Мне кажется, хотя я и не говорю этого ему, что и другая на ее месте жаловалась бы — слишком уж девическая мечта о небесном счастье брака с поэтом не соответствует действительности.

Я прохожу через ярко освещенную столовую ДИСКа. Здесь не те правила, что в Доме Литераторов, и никого, даже обитателей ДИСКа, не кормят даром. За длиннейшим столом Добужинский и молодой художник Миклашевский, приобретший громкую известность своими гусарскими чикчирами-рейтузами, лакомятся коронным блюдом Дисковой кухни — заячьими котлетами. Так для меня и осталось тайной почему эти котлеты назывались «заячьими». Ни вкусом, ни видом они зайца не напоминали.

Миклашевский оживленно рассказывает:

— Чудесно вчера вечер провел. Надрался до чертиков. Ух, как надрались! Божественно!

Добужинский, стараясь казаться заинтересованным, улыбается:

— У вас наверно vin gai, а не vin triste, — говорит он.

Миклашевский багровеет от смущения: — Помилуйте! Мы без этого…

Я останавливаюсь на пороге предбанника.
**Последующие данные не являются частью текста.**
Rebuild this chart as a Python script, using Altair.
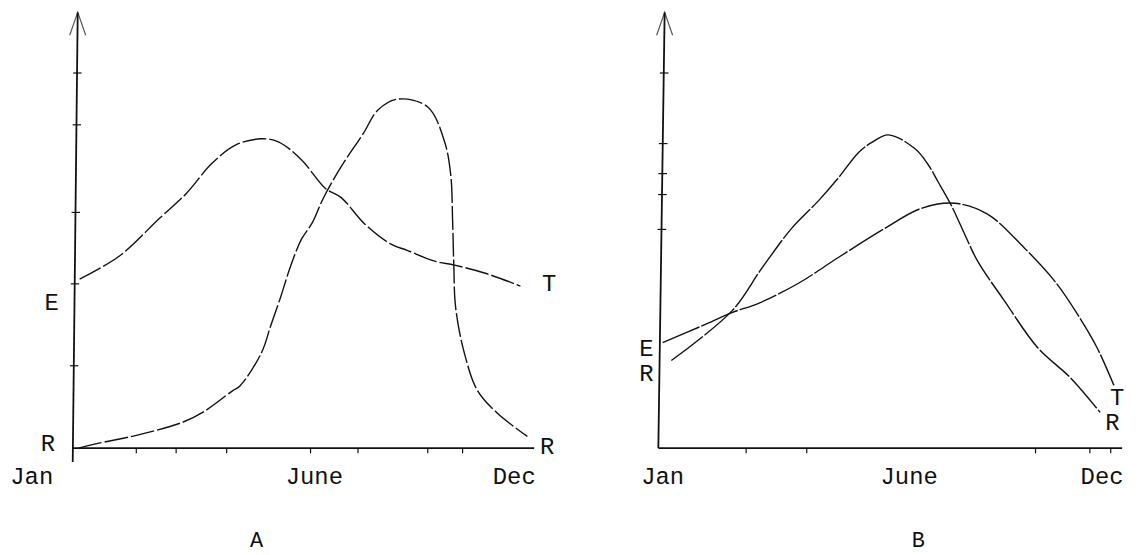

Тихо. Пусто. Никого нет. Уже сумерки. У окна матово белеют книги, наваленные на полу. Их еще не успели разобрать. Я пришла посмотреть, не найдется ли среди них «une saison en enfer» Рембо.

И вдруг я слышу легкое жужжание. — Что это? Неужели книги жужжат? Разговаривают между собой. Я оглядываюсь. Нет, я ошиблась. Я тут не одна. В темном углу, у самой статуи Родена перед ночным столиком, неизвестно зачем сюда поставленным, сидит Мандельштам. Я вглядываюсь в него. Как он бледен. Или это кажется от сумерек? Голова его запрокинута назад, лицо неподвижно. Я никогда не видела лунатиков, но должно быть у лунатика, когда он скользит по карнизам крыши, такое лицо и такой напряженный взгляд.

Он держит карандаш в вытянутой руке, широко взмахивая им, будто дирижирует невидимым оркестром — вверх, вниз, направо, налево. Еще и еще. Внезапно его поднятая рука повисает в воздухе. Он наклоняет голову и застывает. И я снова слышу тихое ритмичное жужжание. Я не шевелюсь. Я сознаю, что здесь сейчас происходит чудо, что я не имею права присутствовать при нем.